What's the reason behind using the "Off"/"Not-Off" notation for "on-off status" instead of "On"/"Off" or even "On"/"Non-On"? I see some "state" parameters marked as "ON".
I am a controls engineer and saying something is CLOSED when it is actually only observed to be NOT OPEN is my personal windmill I tilt at regularly. People have deied before because what the screen said was that the valve is closed, but what the PLC actually observed is that the valve had left the open position, which was the only limit switch present. Maybe the valve is travelling slowly, jammed halfway open, etc. When operators make the complaint you just did I tell them that what I've told them is reality and if they want a true closed we need a closed limit switch.
Ugh!

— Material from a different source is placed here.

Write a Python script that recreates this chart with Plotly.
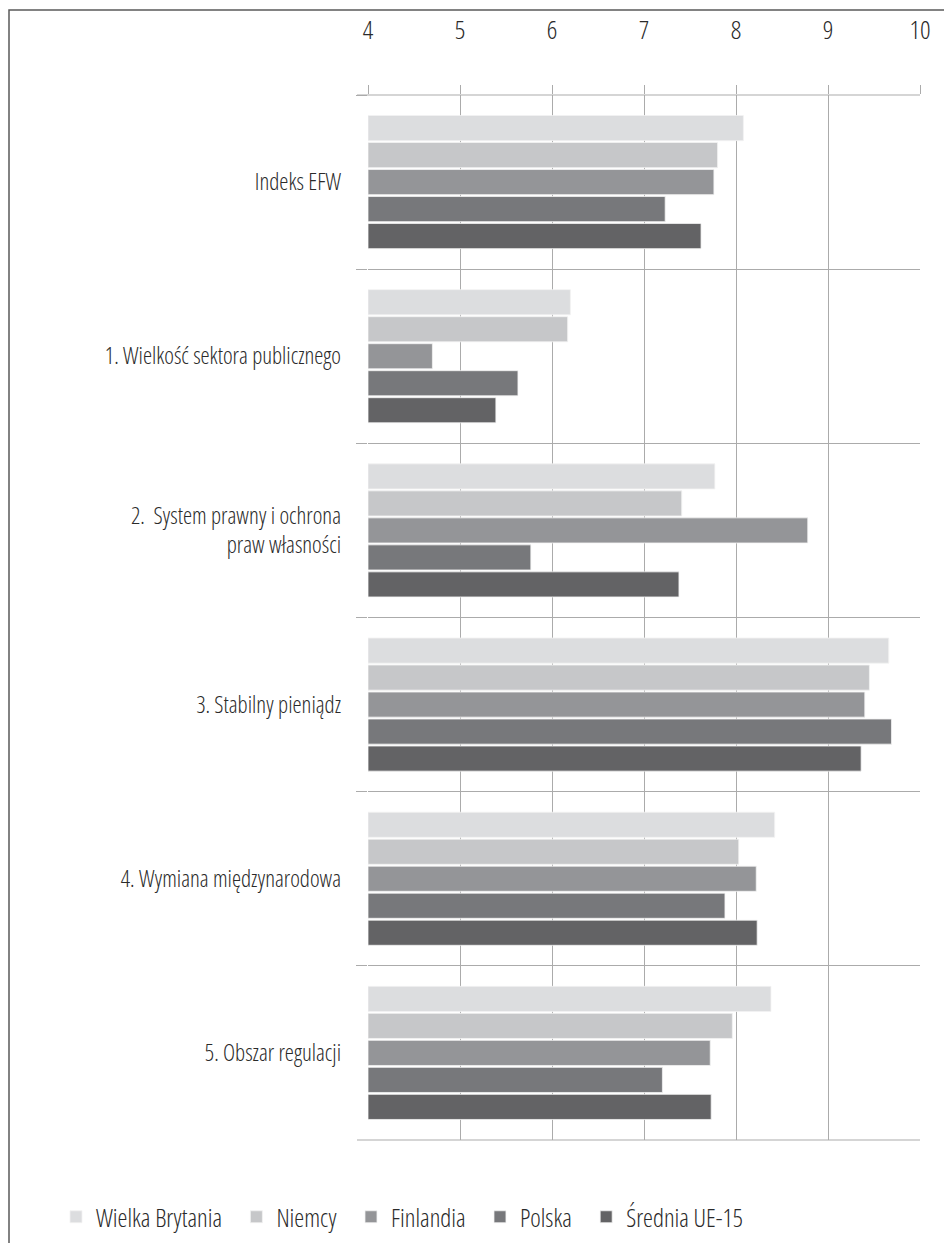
import plotly.graph_objects as go

# Categories (top to bottom) and series values
categories = [
    "Indeks EFW",
    "1. Wielkość sektora publicznego",
    "2.\u00a0 System prawny i ochrona<br>praw własności",
    "3. Stabilny pieniądz",
    "4. Wymiana międzynarodowa",
    "5. Obszar regulacji",
]
series_names = ["Wielka Brytania", "Niemcy", "Finlandia", "Polska", "Średnia UE-15"]
wielka_brytania = [8.08, 6.20, 7.77, 9.66, 8.42, 8.38]
niemcy = [7.80, 6.17, 7.41, 9.45, 8.03, 7.96]
finlandia = [7.76, 4.70, 8.78, 9.40, 8.22, 7.72]
polska = [7.23, 5.63, 5.77, 9.69, 7.88, 7.20]
srednia_ue15 = [7.62, 5.39, 7.38, 9.36, 8.23, 7.73]
series_values = [wielka_brytania, niemcy, finlandia, polska, srednia_ue15]
series_colors = ["#dcdddf", "#c6c7c9", "#949598", "#77787b", "#636365"]

x_ticks = [4, 5, 6, 7, 8, 9, 10]
AXIS_START = 4

FONT = "Open Sans, Noto Sans, sans-serif"
TEXT = "#2a2a2a"
GRID = "#ababab"
LEGEND_PAD = "\u00a0\u00a0"  # extra room after each legend entry

fig = go.Figure()
for name, vals, col in zip(series_names, series_values, series_colors):
    # bars grow from the left end of the axis
    fig.add_trace(go.Bar(
        y=categories, x=[v - AXIS_START for v in vals], base=AXIS_START,
        name=name + LEGEND_PAD, orientation="h",
        marker=dict(color=col, line=dict(color="#f2f2f2", width=0.8)),
        hovertemplate="%{y}: %{x}<extra>" + name + "</extra>",
    ))

W, H = 944, 1243
ml, mr, mt, mb = 368, 24, 95, 103
pw, ph = W - ml - mr, H - mt - mb

def px_x(p):
    return (p - ml) / pw

def px_y(p):
    return (H - mb - p) / ph

fig.update_layout(
    width=W, height=H,
    margin=dict(l=ml, r=mr, t=mt, b=mb, pad=0, autoexpand=False),
    paper_bgcolor="white", plot_bgcolor="white",
    barmode="group", bargap=0.225, bargroupgap=0.07,
    font=dict(family=FONT, size=22, color=TEXT, weight=300),
    showlegend=True,
    legend=dict(
        orientation="h", x=px_x(56), xanchor="left",
        y=px_y(1217), yanchor="middle",
        font=dict(family=FONT, size=25, color=TEXT, weight=300),
        itemwidth=30, traceorder="normal",
    ),
    xaxis=dict(
        side="top", range=[4, 10], tickvals=x_ticks, ticktext=[str(t) for t in x_ticks],
        showgrid=True, gridcolor=GRID, gridwidth=1.2, zeroline=False,
        ticks="outside", ticklen=9, tickcolor=GRID, tickwidth=1.2,
        ticklabelstandoff=36, showline=False, automargin=False,
        tickfont=dict(family=FONT, size=26, color=TEXT, weight=300),
    ),
    yaxis=dict(
        type="category", range=[5.5, -0.5], tickson="boundaries",
        showgrid=True, gridcolor=GRID, gridwidth=1.2,
        ticks="outside", ticklen=11, tickcolor=GRID, tickwidth=1.2,
        ticklabelstandoff=26, showline=False, zeroline=False, automargin=False,
        tickfont=dict(family=FONT, size=23, color=TEXT, weight=300),
    ),
    shapes=[
        # frame around the figure
        dict(type="rect", xref="paper", yref="paper",
             x0=px_x(9), x1=px_x(960), y0=px_y(1260), y1=px_y(10),
             line=dict(color="#5a5a5a", width=1.5), fillcolor="rgba(0,0,0,0)", layer="below"),
        # outer category boundaries
        dict(type="line", xref="paper", yref="paper", x0=px_x(357), x1=1, y0=1, y1=1,
             line=dict(color=GRID, width=1.2)),
        dict(type="line", xref="paper", yref="paper", x0=px_x(357), x1=1, y0=0, y1=0,
             line=dict(color=GRID, width=1.2)),
    ],
)

# Condensed face for all chart text (including plotly's text-measuring svg).
# The legend is re-laid out with a marginally different font size so that its
# entries are measured again with the condensed face instead of cached widths.
post = """
var st = document.createElement('style');
st.textContent = 'svg text { font-stretch: 75% !important; }';
document.head.appendChild(st);
var gd = document.getElementById('{plot_id}');
Plotly.relayout(gd, {'legend.font.size': 25.001});
"""

fig.write_html("out.html", post_script=post)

I've had to deal with this in a situation where we needed two sensors to tell if an object was present or not, but there was only space for one. So we could tell if the payload was not present, but not if it was.
This meant that we would have to make assumptions like "you (other subsystem) say you had the payload and you gave it to me, and I believe you, but I can't prove that you did until much later in time."
And if it turns out that we weren't actually holding it, then recovering from that state required unwinding a whole series of decisions and actions made some time in the recent past.
Suffice to say, it made error handling for certain cases... challenging!
This was my first guess, although I do not have explicitly experience in life-or-death type of control systems. In such systems, does it make sense to have more than two states? Something like "open", "unknown but not open", "unknown but not closed", "unknown", "closed"? (Assuming that you have enough limit switches.)
That's exactly what you do. In all systems you should have two switches, and you annunciate on / off / travelling / error to the operator. Often you inherit something that doesn't have that.
In anything that really matters you have a continuous position transmitter instead of switches so your state is more obvious. In safety systems you might have 2 or 3 of those transmitters so you can have a backup or a vote
Certain controls -- like valves or vent dampers -- are not binary. Even if normal operation is either fully-closed or fully-open, it can technically be anywhere in between.
Having an absolute position sensor would tell you this, but is complex and expensive compared to having two binary state switches (fully-open vs fully-closed) which is also more expensive than a single state switch.
Probably in many cases it just isn't worth it to instrument beyond the single state, especially if the affect of the control is being monitored (eg: flow, temperature, power). However, communicating the state as accurately as possible is important to avoid confusion ("This valve says ON, so that's not the problem" vs "I can see this valve is NOT OFF, but let's double check it's fully-on?").
Guessing here: If you have a breaker switch after an additional switch, labelling the breaker with 'on/off' may be misleading as 'on' doesn't necessarily mean the connected device is powered. It may be off because the other switch is off.
Reading this post led to one of those moments of realization about "no shutdown" in Cisco IOS and similar environments.
The config file can't guarantee the interface will be up when it's loaded as that depends on external factors but it can guarantee the interface will not be shut down.
I've used "no shutdown" as an example of illogical UI for decades because it seems backwards as the user, especially when new to IOS and trying to learn by exploring, but from this perspective it makes sense.